For the suspension, the ZJ rode on coil springs at each corner. Lifts can be easily accomplished via coil spacers or by any one of several replacement spring kits on the market. The ZJs have relatively small wheel openings, so you've got to take them up about 4.5 inches to run a 33. That's a lot of lift, especially with the full-time T-case.

Interior-wise, we'd actually steer clear of the Limited models. The Laredos came with more-realistic, cloth-covered bucket seats that can stand the test of time, and many were appointed with all of the niceties as the Limited such as power windows, locks, intermittent wipers, and so on. These days, the leather interior of the Limited is sure to be tattered, and the goofy pillow-top seats are just hideous.

This author is gonna go out on a limb and name the WJ as one of the best-handling, most-comfortable, and well-rounded Jeeps ever built. While the 4.0L engine that served as standard fare in the Laredo models was a torquey workhorse, Chrysler's excellently powerful and durable 4.7L DOHC V-8 that easily whirred 235 hp and 295 lb-ft of torque could be had in either; the engine was optional in the Laredos and standard in the Limiteds. Later on, a high-output version that cracked the 265hp mark was offered in the '02 Limited models and was standard in the top-of-the-line '02-and-later Overland models.

When it comes to transmissions, the 4.0L engines got the Chrysler 42RE four-speed auto, but the V-8s got the 45RFE five-speed auto, which really helped keep the 4.7L in its powerband.

The 4.0L could be equipped with the tried-and-true NV242 part-/full-time T-case, but the V-8s received the NV247 Quadradrive II T-case. The Quadradrive II was actually more than a T-case, however. It was a system that utilized viscous couplers in the T-case and gerotor-actuated locking devices in the axles to really help the WJ crawl and grab off- and on-road. The NV247 also offered a genuine center diff lock for real off-road performance.

Axle-wise, expect to find the venerable Dana 30 up front and the aluminum centersection Dana 44 out back holding 3.73 cogs and hanging big 12-inch disc brakes at each corner.

Like its predecessor, the WJ sports coil suspension front and rear. There is a pretty good amount of aftermarket support for these rigs, but we think they're really best left stock. The company nailed the suspension geometry and handling to the degree where we think it would be a shame to mess it up with a lift. That said, like the older Grands, the WJ has relatively small wheelwells and needs a lot of lift to accommodate even slightly larger tires.

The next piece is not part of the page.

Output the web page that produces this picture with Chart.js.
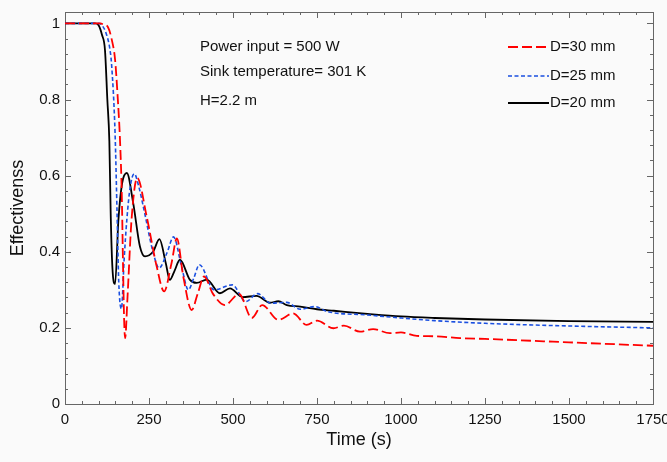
<!DOCTYPE html>
<html>
<head>
<meta charset="utf-8">
<script src="https://cdn.jsdelivr.net/npm/chart.js@4/dist/chart.umd.min.js"></script>
<style>
  body { margin: 0; background: #fafafa; }
  #wrap { width: 667px; height: 462px; }
</style>
</head>
<body>
<div id="wrap"><canvas id="chart" width="667" height="462"></canvas></div>
<script>
// values (time in s, effectiveness)
const timeD30 = [0, 105, 115, 128, 139, 149, 156, 164, 169, 173, 176, 179, 186, 198, 215, 243, 273, 295, 317, 333, 352, 377, 395, 414, 440, 476, 518, 556, 587, 635, 679, 719, 750, 799, 830, 878, 917, 967, 1000, 1047, 1100, 1176, 1250, 1500, 1750];
const effD30 = [1, 1, 0.997, 0.99, 0.958, 0.905, 0.818, 0.687, 0.55, 0.35, 0.22, 0.173, 0.28, 0.484, 0.594, 0.493, 0.361, 0.296, 0.37, 0.435, 0.335, 0.247, 0.29, 0.335, 0.29, 0.26, 0.289, 0.226, 0.26, 0.221, 0.238, 0.208, 0.219, 0.199, 0.206, 0.19, 0.197, 0.186, 0.188, 0.179, 0.178, 0.173, 0.171, 0.162, 0.153];

const timeD25 = [0, 100, 110, 122, 134, 139, 149, 155, 160, 168, 176, 184, 194, 206, 220, 233, 263, 280, 303, 323, 347, 367, 383, 400, 444, 498, 538, 573, 612, 660, 700, 744, 780, 900, 1000, 1100, 1250, 1500, 1750];
const effD25 = [1, 1, 0.995, 0.975, 0.93, 0.888, 0.712, 0.5, 0.32, 0.25, 0.38, 0.484, 0.57, 0.605, 0.57, 0.519, 0.396, 0.357, 0.396, 0.439, 0.361, 0.3, 0.33, 0.366, 0.3, 0.313, 0.269, 0.29, 0.265, 0.267, 0.249, 0.256, 0.243, 0.234, 0.226, 0.219, 0.212, 0.205, 0.2];

const timeD20 = [0, 90, 100, 110, 119, 126, 132, 136, 141, 149, 159, 170, 184, 203, 223, 238, 262, 281, 300, 312, 326, 342, 372, 392, 422, 461, 491, 528, 570, 610, 635, 660, 700, 750, 800, 900, 1000, 1100, 1250, 1500, 1750];
const effD20 = [1, 1, 0.995, 0.97, 0.93, 0.8, 0.69, 0.5, 0.36, 0.315, 0.484, 0.58, 0.607, 0.528, 0.414, 0.388, 0.4, 0.433, 0.37, 0.326, 0.35, 0.379, 0.326, 0.318, 0.327, 0.291, 0.304, 0.281, 0.284, 0.266, 0.27, 0.26, 0.256, 0.249, 0.245, 0.237, 0.23, 0.226, 0.222, 0.218, 0.216];

const seriesLabels = ['D=30 mm', 'D=25 mm', 'D=20 mm'];
const xTickValues = [0, 250, 500, 750, 1000, 1250, 1500, 1750];
const yTickValues = [0, 0.2, 0.4, 0.6, 0.8, 1];
const notes = ['Power input = 500 W', 'Sink temperature= 301 K', 'H=2.2 m'];

const xMax = 1750, yMax = 1.03;
const FONT = '"Liberation Sans", Arial, sans-serif';

function pts(ts, vs) {
  return ts.map((t, i) => ({ x: t, y: vs[i] }));
}

const styles = [
  { color: '#ff0000', dash: [10, 4], width: 1.8 },
  { color: '#1a4fe0', dash: [4, 2.5], width: 1.6 },
  { color: '#000000', dash: [], width: 1.8 }
];
const seriesData = [pts(timeD30, effD30), pts(timeD25, effD25), pts(timeD20, effD20)];

// frame with inward ticks on all four sides
const frameTicks = {
  id: 'frameTicks',
  beforeDatasetsDraw(chart) {
    const { ctx, chartArea: a, scales: { x, y } } = chart;
    ctx.save();
    ctx.strokeStyle = '#666';
    ctx.lineWidth = 1;
    ctx.strokeRect(a.left + 0.5, a.top + 0.5, a.right - a.left, a.bottom - a.top);
    ctx.beginPath();
    for (let i = 0; i * 50 <= xMax; i++) {
      const px = Math.round(x.getPixelForValue(i * 50)) + 0.5;
      const len = i % 5 === 0 ? 6 : 3;
      ctx.moveTo(px, a.bottom); ctx.lineTo(px, a.bottom - len);
      ctx.moveTo(px, a.top); ctx.lineTo(px, a.top + len);
    }
    for (let i = 0; i * 0.04 <= yMax; i++) {
      const py = Math.round(y.getPixelForValue(i * 0.04)) + 0.5;
      const len = i % 5 === 0 ? 6 : 3;
      ctx.moveTo(a.left, py); ctx.lineTo(a.left + len, py);
      ctx.moveTo(a.right, py); ctx.lineTo(a.right - len, py);
    }
    ctx.stroke();
    ctx.restore();
  }
};

// text notes and legend inside the plot
const notesLegend = {
  id: 'notesLegend',
  afterDraw(chart) {
    const ctx = chart.ctx;
    ctx.save();
    ctx.font = '15px ' + FONT;
    ctx.fillStyle = '#111';
    ctx.textBaseline = 'middle';
    ctx.textAlign = 'left';
    const noteY = [47, 72, 101];
    notes.forEach((n, i) => ctx.fillText(n, 200, noteY[i]));

    const legY = [47, 76, 103];
    seriesLabels.forEach((lab, i) => {
      const s = styles[i];
      ctx.strokeStyle = s.color;
      ctx.lineWidth = s.width;
      ctx.setLineDash(s.dash);
      ctx.beginPath();
      ctx.moveTo(508, legY[i]);
      ctx.lineTo(549, legY[i]);
      ctx.stroke();
      ctx.setLineDash([]);
      ctx.fillText(lab, 550, legY[i]);
    });
    ctx.restore();
  }
};

new Chart(document.getElementById('chart'), {
  type: 'line',
  data: {
    datasets: seriesLabels.map((lab, i) => ({
      label: lab,
      data: seriesData[i],
      borderColor: styles[i].color,
      borderDash: styles[i].dash,
      borderWidth: styles[i].width,
      pointRadius: 0,
      fill: false,
      cubicInterpolationMode: 'monotone'
    }))
  },
  options: {
    responsive: false,
    animation: false,
    layout: { padding: { left: 0, right: 14, top: 12, bottom: 0 } },
    plugins: { legend: { display: false }, tooltip: { enabled: false } },
    scales: {
      x: {
        type: 'linear',
        min: 0,
        max: xMax,
        afterBuildTicks: s => { s.ticks = xTickValues.map(v => ({ value: v })); },
        afterFit: s => { s.height = 58; s.paddingLeft = 0; s.paddingRight = 0; },
        grid: { display: false, drawTicks: false },
        border: { display: false },
        ticks: { color: '#111', padding: 7, maxRotation: 0, autoSkip: false, font: { size: 15, family: FONT }, callback: v => String(v) },
        title: { display: true, text: 'Time (s)', color: '#111', padding: { top: 0, bottom: 11 }, font: { size: 18, family: FONT } }
      },
      y: {
        min: 0,
        max: yMax,
        afterBuildTicks: s => { s.ticks = yTickValues.map(v => ({ value: v })); },
        afterFit: s => { s.width = 65; s.paddingTop = 0; s.paddingBottom = 0; },
        grid: { display: false, drawTicks: false },
        border: { display: false },
        ticks: { color: '#111', padding: 5, font: { size: 15, family: FONT }, callback: v => String(v) },
        title: { display: true, text: 'Effectivenss', color: '#111', padding: { top: 7, bottom: 0 }, font: { size: 18, family: FONT } }
      }
    }
  },
  plugins: [frameTicks, notesLegend]
});
</script>
</body>
</html>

As for amenities and comfort, go Limited or Overland or go home. The standard Laredo could be had with some nice options, but there's nothing like sinking into the leather buckets of a Limited model, fingering the dual climate controls for just the right cabin temperature, engaging the seat heaters for a little loosening of the shoulders, and firing up that 265hp H.O. V-8. They squirt through traffic like a bullet, can pass most vehicles up an onramp, and can haul the camping gear and dog to the lake for a long weekend.